ICE's battery-plant raid shows need for visa reform

Workers wait to have their legs shackled at Hyundai plant in Georgia. Credit: Corey Bullard via AP
On Thursday, immigration agents arrested 475 people at a major Ellabell, Georgia, electric vehicle manufacturing complex. Most of those temporarily detained were described as South Korean nationals with special expertise who were involved in building an EV battery plant, a joint venture between Hyundai and LG.
The employees were cuffed and held by U.S. Immigration and Customs Enforcement in cooperation with state authorities. They weren’t border jumpers. They were generally described as high-skilled technical workers needed to assist in developing a Korean-invested multibillion-dollar project that for three years has been enthusiastically welcomed by the United States and the state of Georgia.
According to Department of Homeland Security officials they were under investigation for months, not scooped up in a random workplace raid.
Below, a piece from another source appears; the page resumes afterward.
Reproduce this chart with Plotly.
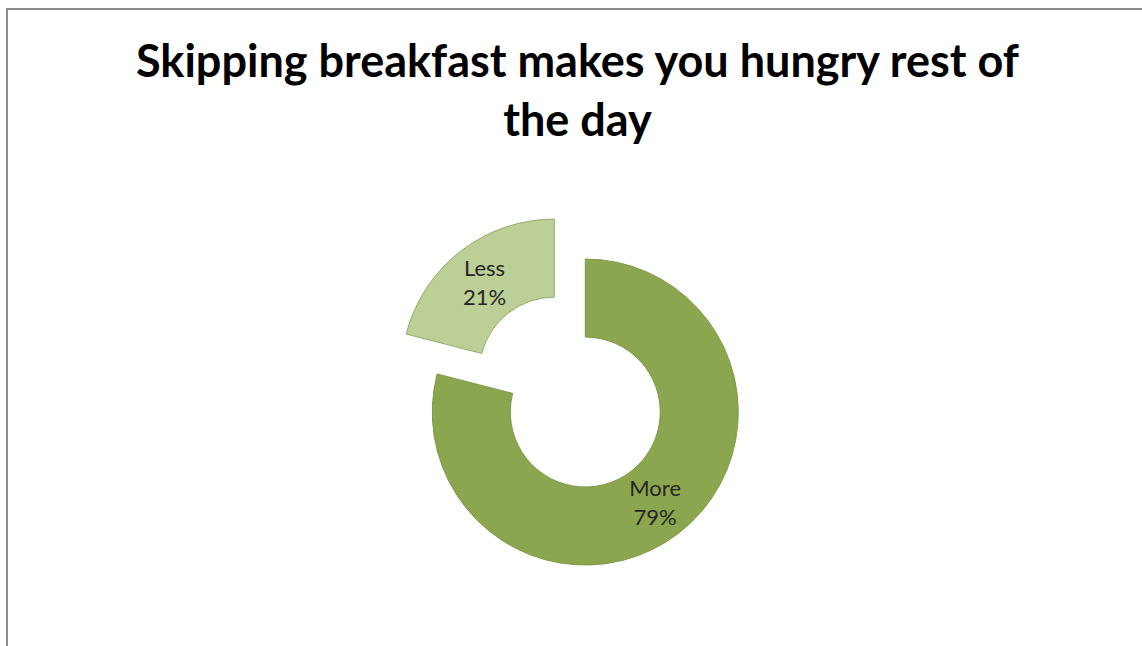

Now the government in South Korea has agreed to fly them home to avoid official deportation procedures. The nation’s foreign minister was reportedly leaving for Washington Monday to secure the detainees’ release.
At issue in this mess is that proper work visas are hard to get and slow in coming from our federal bureaucracy — a problem that preceded, and is now highlighted, in the second Trump administration. Hyundai and its subcontractors have reportedly used the Electronic System for Travel Authorization, a visa waiver system for 90 days or B-1 visas. These are for short trips in and out of the country.
Trump said Friday: “They were illegal aliens and ICE was just doing its job." But he acknowledged the need for noncitizens to fill certain skilled roles. “We encourage you to LEGALLY bring your very smart people, with great technical talent, to build World Class products, and we will make it quickly and legally possible for you to do so,” Trump posted.
More than being an embarrassment — one that jolted that area's Korean American community — the Georgia episode could signal that Hyundai's and other U.S. enterprises are vulnerable to being delayed with cost overruns.
When the details of this raid, and how it came to be, are clarified in the future, there may also turn out to have been some partisan politics involved. Tori Branum, a MAGA candidate for one of Georgia’s congressional seats next year, told Rolling Stone she reported undocumented workers at the site to DHS.
What impact she had is unknown. Also unanswered for now is the government's strategy behind these kinds of arrests — and whether they resulted from pressure by ICE officials to meet stiff quotas earlier announced by Trump aide Stephen Miller. If so, that would point up a contradiction between twin goals for the administration: building up domestic manufacturing and kicking out immigrants who are doing just that.
What does anyone gain from this particular raid? It's past time for the White House and Congress, in whatever political alignment, to devise fair and sensible immigrant work strategies. Anything else puts unnecessary restraints on America's economic development.